Minnesota gained 18,283 housing units from July 2024 to July 2025, according to recent Census estimates. That 0.7% increase, which mostly comes from housing construction but also includes small losses from demolition and natural disaster, is a sharp drop from the growth of around 30,000 units in 2022.

Minnesota lags behind nationwide housing growth, which was 1% from 2024 to 2025, and ranks 35th among all states during that time.

The statewide trend is mirrored in the seven-county Twin Cities metro area, where around 12,000 new housing unit permits were issued in 2025, compared with a high of 22,616 in 2021, according to building permits data from the Metropolitan Council.

Based on those figures, the Federal Reserve Bank of Minneapolis recently published a report that the metro area failed in 2025 on three housing goals: housing production, affordable housing production and the Black homeownership rate.

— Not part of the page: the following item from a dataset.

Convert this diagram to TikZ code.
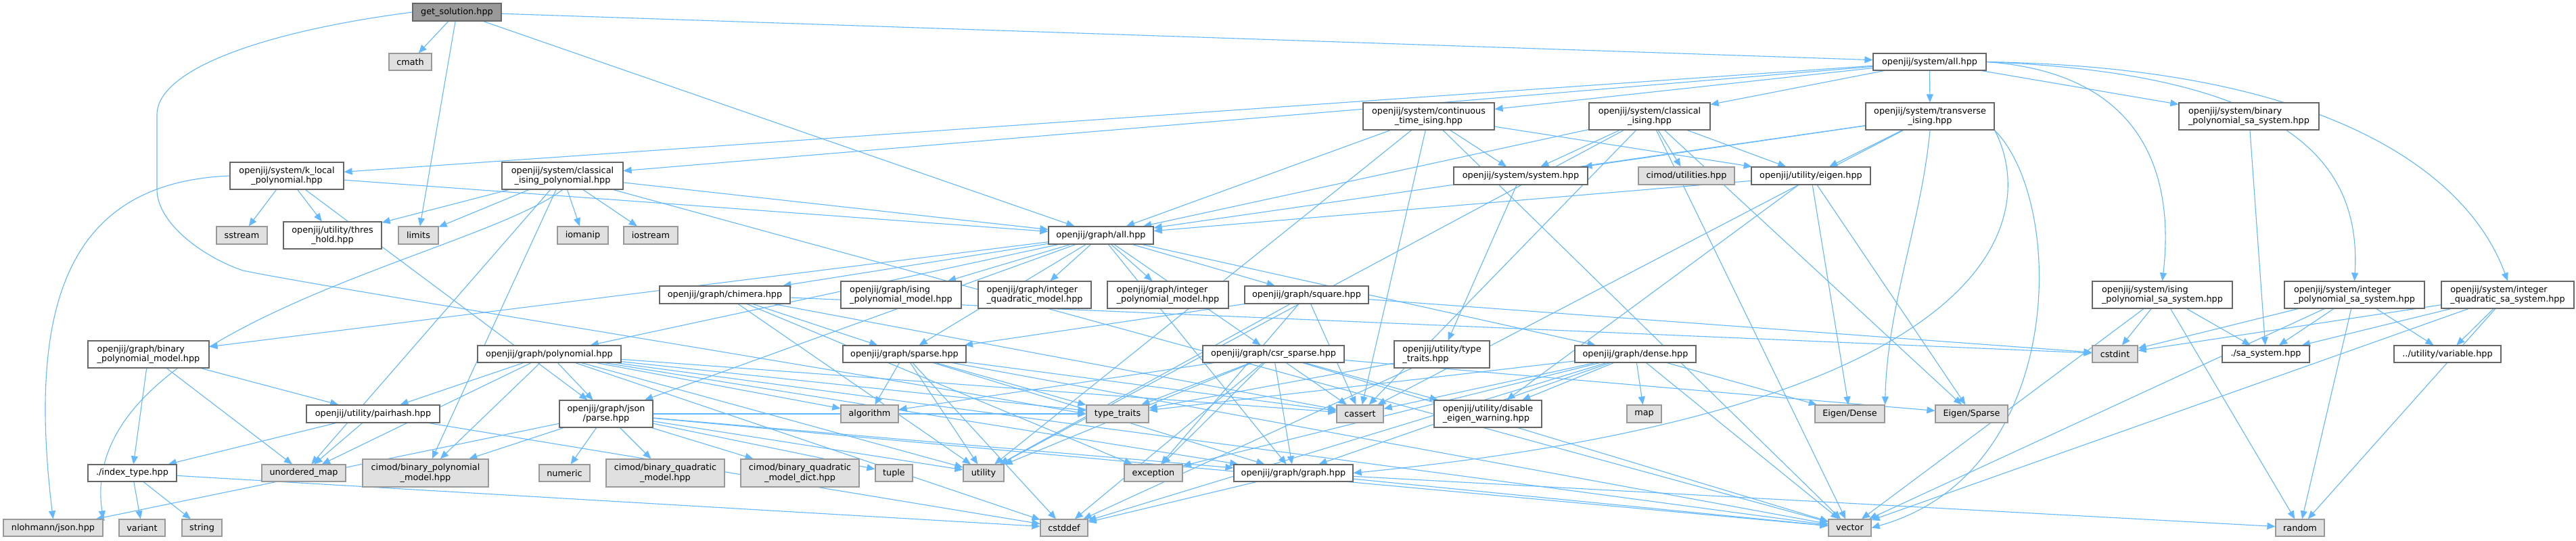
\documentclass[tikz,border=0pt]{standalone}
\usepackage{fontspec}
\setmainfont{DejaVu Sans}
\usetikzlibrary{arrows.meta,backgrounds}
\definecolor{eblue}{RGB}{99,184,255}
\definecolor{wborder}{RGB}{102,102,102}
\definecolor{gfill}{RGB}{224,224,224}
\definecolor{gborder}{RGB}{153,153,153}
\definecolor{rootfill}{RGB}{153,153,153}
\newcommand\bx[7]{\node[#6, minimum width={(#4-#2)*0.5pt}, minimum height={(#5-#3)*0.5pt}] (#1) at ({(#2+#4)/2},{(#3+#5)/2}) {#7};}
\begin{document}
\begin{tikzpicture}[x=0.5pt,y=-0.5pt,
 base/.style={draw, line width=0.6pt, inner sep=0pt, font=\fontsize{6.4}{7.3}\selectfont, text=black},
 wbox/.style={base, draw=wborder, fill=white, align=center},
 wleft/.style={base, draw=wborder, fill=white, align=left},
 gbox/.style={base, draw=gborder, fill=gfill, align=center},
 rbox/.style={base, draw=wborder, fill=rootfill, align=center},
 edge/.style={draw=eblue, line width=0.55pt, -{Triangle[length=6pt,width=5pt]}}]
\useasboundingbox (0,0) rectangle (3808,799);
% nodes
\bx{gs}{610}{5}{741}{31}{rbox}{get\_solution.hpp}
\bx{cmath}{575}{79}{638}{104}{gbox}{cmath}
\bx{sysall}{2769}{79}{2936}{104}{wbox}{openjij/system/all.hpp}
\bx{cti}{2015}{152}{2209}{192}{wbox}{openjij/system/continuous\\\_time\_ising.hpp}
\bx{ci}{2349}{152}{2528}{192}{wbox}{openjij/system/classical\\\_ising.hpp}
\bx{ti}{2758}{152}{2948}{192}{wbox}{openjij/system/transverse\\\_ising.hpp}
\bx{bpsa}{3221}{152}{3428}{192}{wleft}{openjij/system/binary\\\_polynomial\_sa\_system.hpp}
\bx{klp}{340}{240}{508}{280}{wbox}{openjij/system/k\_local\\\_polynomial.hpp}
\bx{cip}{742}{240}{921}{280}{wbox}{openjij/system/classical\\\_ising\_polynomial.hpp}
\bx{sysh}{2149}{247}{2347}{273}{wbox}{openjij/system/system.hpp}
\bx{cimodu}{2422}{247}{2564}{273}{gbox}{cimod/utilities.hpp}
\bx{eigen}{2589}{247}{2765}{273}{wbox}{openjij/utility/eigen.hpp}
\bx{sstream}{320}{335}{395}{361}{gbox}{sstream}
\bx{thres}{419}{328}{564}{368}{wbox}{openjij/utility/thres\\\_hold.hpp}
\bx{limits}{589}{335}{648}{361}{gbox}{limits}
\bx{iomanip}{824}{335}{899}{361}{gbox}{iomanip}
\bx{iostream}{922}{335}{1002}{361}{gbox}{iostream}
\bx{gall}{1550}{335}{1705}{361}{wbox}{openjij/graph/all.hpp}
\bx{bpm}{130}{504}{309}{544}{wleft}{openjij/graph/binary\\\_polynomial\_model.hpp}
\bx{chimera}{975}{423}{1168}{449}{wbox}{openjij/graph/chimera.hpp}
\bx{ipm}{1243}{416}{1421}{456}{wleft}{openjij/graph/ising\\\_polynomial\_model.hpp}
\bx{iqm}{1446}{416}{1613}{456}{wleft}{openjij/graph/integer\\\_quadratic\_model.hpp}
\bx{ipolym}{1637}{416}{1816}{456}{wleft}{openjij/graph/integer\\\_polynomial\_model.hpp}
\bx{square}{1840}{423}{2023}{449}{wbox}{openjij/graph/square.hpp}
\bx{isa}{3093}{416}{3300}{456}{wleft}{openjij/system/ising\\\_polynomial\_sa\_system.hpp}
\bx{ipsa}{3377}{416}{3584}{456}{wleft}{openjij/system/integer\\\_polynomial\_sa\_system.hpp}
\bx{iqsa}{3609}{416}{3805}{456}{wleft}{openjij/system/integer\\\_quadratic\_sa\_system.hpp}
\bx{poly}{706}{511}{918}{536}{wbox}{openjij/graph/polynomial.hpp}
\bx{sparse}{1246}{511}{1428}{536}{wbox}{openjij/graph/sparse.hpp}
\bx{csr}{1778}{511}{1987}{536}{wbox}{openjij/graph/csr\_sparse.hpp}
\bx{utt}{2061}{504}{2202}{544}{wleft}{openjij/utility/type\\\_traits.hpp}
\bx{dense}{2328}{511}{2507}{536}{wbox}{openjij/graph/dense.hpp}
\bx{cstdint}{3093}{511}{3160}{536}{gbox}{cstdint}
\bx{sasys}{3285}{511}{3414}{536}{wbox}{./sa\_system.hpp}
\bx{variable}{3539}{511}{3697}{536}{wbox}{../utility/variable.hpp}
\bx{pairhash}{453}{599}{650}{625}{wbox}{openjij/utility/pairhash.hpp}
\bx{algorithm}{1243}{599}{1328}{625}{gbox}{algorithm}
\bx{typetraits}{1606}{599}{1698}{625}{gbox}{type\_traits}
\bx{cassert}{1976}{599}{2045}{625}{gbox}{cassert}
\bx{dew}{2120}{592}{2279}{632}{wleft}{openjij/utility/disable\\\_eigen\_warning.hpp}
\bx{map}{2405}{599}{2456}{625}{gbox}{map}
\bx{edense}{2683}{599}{2786}{625}{gbox}{Eigen/Dense}
\bx{esparse}{2861}{599}{2968}{625}{gbox}{Eigen/Sparse}
\bx{parse}{827}{592}{965}{632}{wbox}{openjij/graph/json\\/parse.hpp}
\bx{idx}{130}{687}{261}{712}{wbox}{./index\_type.hpp}
\bx{umap}{387}{687}{511}{712}{gbox}{unordered\_map}
\bx{cbpm}{536}{679}{722}{720}{gbox}{cimod/binary\_polynomial\\\_model.hpp}
\bx{numeric}{797}{687}{872}{712}{gbox}{numeric}
\bx{cbqm}{896}{679}{1071}{720}{gbox}{cimod/binary\_quadratic\\\_model.hpp}
\bx{cbqmd}{1095}{679}{1270}{720}{gbox}{cimod/binary\_quadratic\\\_model\_dict.hpp}
\bx{tuple}{1294}{687}{1349}{712}{gbox}{tuple}
\bx{utility}{1424}{687}{1484}{712}{gbox}{utility}
\bx{exception}{1662}{687}{1748}{712}{gbox}{exception}
\bx{ghpp}{1824}{687}{2000}{712}{wbox}{openjij/graph/graph.hpp}
\bx{nlohmann}{5}{768}{152}{793}{gbox}{nlohmann/json.hpp}
\bx{variant}{176}{768}{244}{793}{gbox}{variant}
\bx{string}{269}{768}{328}{793}{gbox}{string}
\bx{cstddef}{1538}{768}{1608}{793}{gbox}{cstddef}
\bx{vector}{2703}{768}{2766}{793}{gbox}{vector}
\bx{random}{3364}{768}{3436}{793}{gbox}{random}
\begin{pgfonlayer}{background}
\fill[white] (0,0) rectangle (3808,799);
\foreach \t in {cmath,limits,gall,sysall} \draw[edge] (gs) -- (\t);
\draw[edge] (gs.west) .. controls (400,45) and (232,100) .. (232,170) -- (232,280) .. controls (232,330) and (300,380) .. (359,400) .. controls (450,420) and (1200,540) .. (typetraits.west);
\foreach \t in {cti,ci,ti,bpsa,klp,cip} \draw[edge] (sysall) -- (\t);
\draw[edge] (sysall.east) .. controls (3200,110) and (3210,300) .. (isa.north);
\draw[edge] (sysall.east) .. controls (3400,110) and (3490,250) .. (ipsa.north);
\draw[edge] (sysall.east) .. controls (3450,100) and (3650,260) .. (iqsa.north);
\foreach \t in {gall,sysh,eigen,cassert,vector,utility} \draw[edge] (cti) -- (\t);
\foreach \t in {gall,sysh,eigen,cimodu,cassert,vector,esparse,utility} \draw[edge] (ci) -- (\t);
\foreach \t in {sysh,eigen,gall,cassert} \draw[edge] (ti) -- (\t);
\draw[edge] (ti.south) .. controls (2840,330) and (2790,450) .. (edense.north east);
\draw[edge] (ti.south east) .. controls (3005,300) and (3005,600) .. (ghpp.east);
\draw[edge] (ti.south east) .. controls (3055,300) and (3055,700) .. (vector.east);
\draw[edge] (sysh) -- (utt);
\foreach \t in {gall,edense,esparse,dew} \draw[edge] (eigen) -- (\t);
\draw[edge] (klp.west) .. controls (100,270) and (40,450) .. (nlohmann.north);
\foreach \t in {sstream,thres,gall,parse} \draw[edge] (klp) -- (\t);
\foreach \t in {gall,thres,limits,iomanip,iostream,umap,vector,cbpm} \draw[edge] (cip) -- (\t);
\draw[edge] (cip.south) .. controls (700,380) and (110,480) .. (nlohmann.north east);
\foreach \t in {bpm,chimera,ipm,iqm,ipolym,square,poly,sparse,csr,dense,ghpp,parse} \draw[edge] (gall) -- (\t);
\foreach \t in {idx,umap,pairhash} \draw[edge] (bpm) -- (\t);
\foreach \t in {idx,umap,cstddef} \draw[edge] (pairhash) -- (\t);
\foreach \t in {variant,string,cstddef} \draw[edge] (idx) -- (\t);
\foreach \t in {sparse,cassert,exception,cstdint,utility} \draw[edge] (chimera) -- (\t);
\foreach \t in {sparse,cassert,exception,cstdint,utility} \draw[edge] (square) -- (\t);
\foreach \t in {ghpp,algorithm,typetraits,utility,cstddef,vector,cassert} \draw[edge] (sparse) -- (\t);
\foreach \t in {pairhash,cbpm,parse,algorithm,typetraits,umap,utility,vector,cassert,ghpp,cstddef} \draw[edge] (poly) -- (\t);
\foreach \t in {ghpp,esparse,typetraits,cassert,utility,cstddef,vector,exception,algorithm,dew} \draw[edge] (csr) -- (\t);
\foreach \t in {cassert,dew,ghpp,cstddef,map,vector,edense,typetraits,exception} \draw[edge] (dense) -- (\t);
\foreach \t in {typetraits,cstddef} \draw[edge] (utt) -- (\t);
\foreach \t in {cbpm,cbqm,cbqmd,nlohmann,numeric,ghpp,typetraits,utility,tuple,vector} \draw[edge] (parse) -- (\t);
\foreach \t in {cstddef,vector,random} \draw[edge] (ghpp) -- (\t);
\foreach \t in {cstdint,sasys,random,vector} \draw[edge] (isa) -- (\t);
\foreach \t in {cstdint,sasys,variable,vector,random} \draw[edge] (ipsa) -- (\t);
\foreach \t in {cstdint,sasys,variable,vector,random} \draw[edge] (iqsa) -- (\t);
\draw[edge] (bpsa) -- (sasys);
\end{pgfonlayer}
\end{tikzpicture}
\end{document}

The goals were laid out by the Itasca Project, a since-disbanded business-led group, in a 2020 report.

The 2020 report said that the metro area needs to produce 18,000 housing units a year to make housing more affordable. The Twin Cities fell short of that goal from 2023 to 2025.

Researchers at the Federal Reserve Bank concluded that the region’s housing market seems to be “trending toward a less affordable future.”

Minnesota’s housing stock is growing slightly faster than its population, which increased around .56% from July 2024 to July 2025, according to Census estimates. The population of the seven-county metro area grew 0.7% during that year.

In the waning days of the legislative session, Minnesota lawmakers passed a housing bill that includes $100 million in bonds for the maintenance and development of affordable housing, which is expected to result in more than 2,000 homes. Housing advocates have pushed for statewide zoning reform in hopes of decreasing regulatory barriers like minimum lot sizes that tend to restrict building. But, for the third year in a row, they did not succeed in getting a zoning measure on the housing bill.